In February 1945, the Soviet forces liberated Budapest.

During World War II, Valdemar Langlet, head of the Swedish Red Cross in Budapest, with his wife Nina, and later the diplomat Raoul Wallenberg and 250 colleagues  were working around the clock to save the Jewish population from being sent to Nazi concentration camps; this figure later rose to approximately 400. Lars and Edith Ernster, Jacob Steiner, and many others were housed at the Swedish Embassy in Budapest on Üllői Street 2-4 and 32 other buildings throughout the city which Wallenberg had rented and declared as extraterritorially Swedish to try to safeguard the residents.

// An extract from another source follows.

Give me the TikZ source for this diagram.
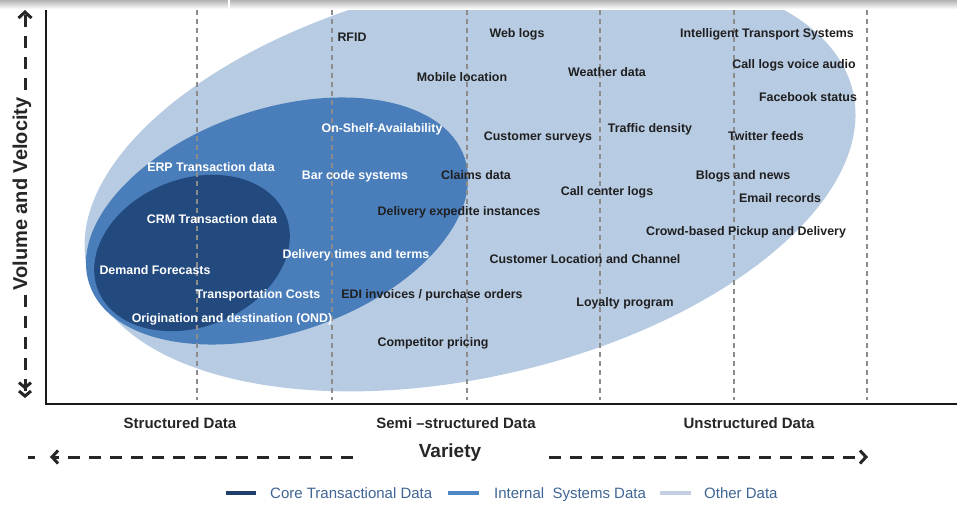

Italian Giorgio Perlasca did the same, sheltering Jews in the Spanish Embassy.

On the night of 8 January 1945, an Arrow Cross execution brigade forced all the inhabitants of the building on Vadasz Street to the banks of the Danube. At midnight, Karoly Szabo and 20 policemen with drawn bayonets broke into the Arrow Cross house and rescued everyone (see also front page of 1947 newspaper below). Among those saved were Lars Ernster, who fled to Sweden and became a member of the board of the Nobel Foundation from 1977 to 1988, and Jacob Steiner, who fled to Israel and became a professor at the Hebrew University of Jerusalem. Steiner's father had been shot dead by Arrow Cross militiamen 25 December 1944, and fell into the Danube. His father had been an officer in World War I and spent four years as a prisoner of war in Russia.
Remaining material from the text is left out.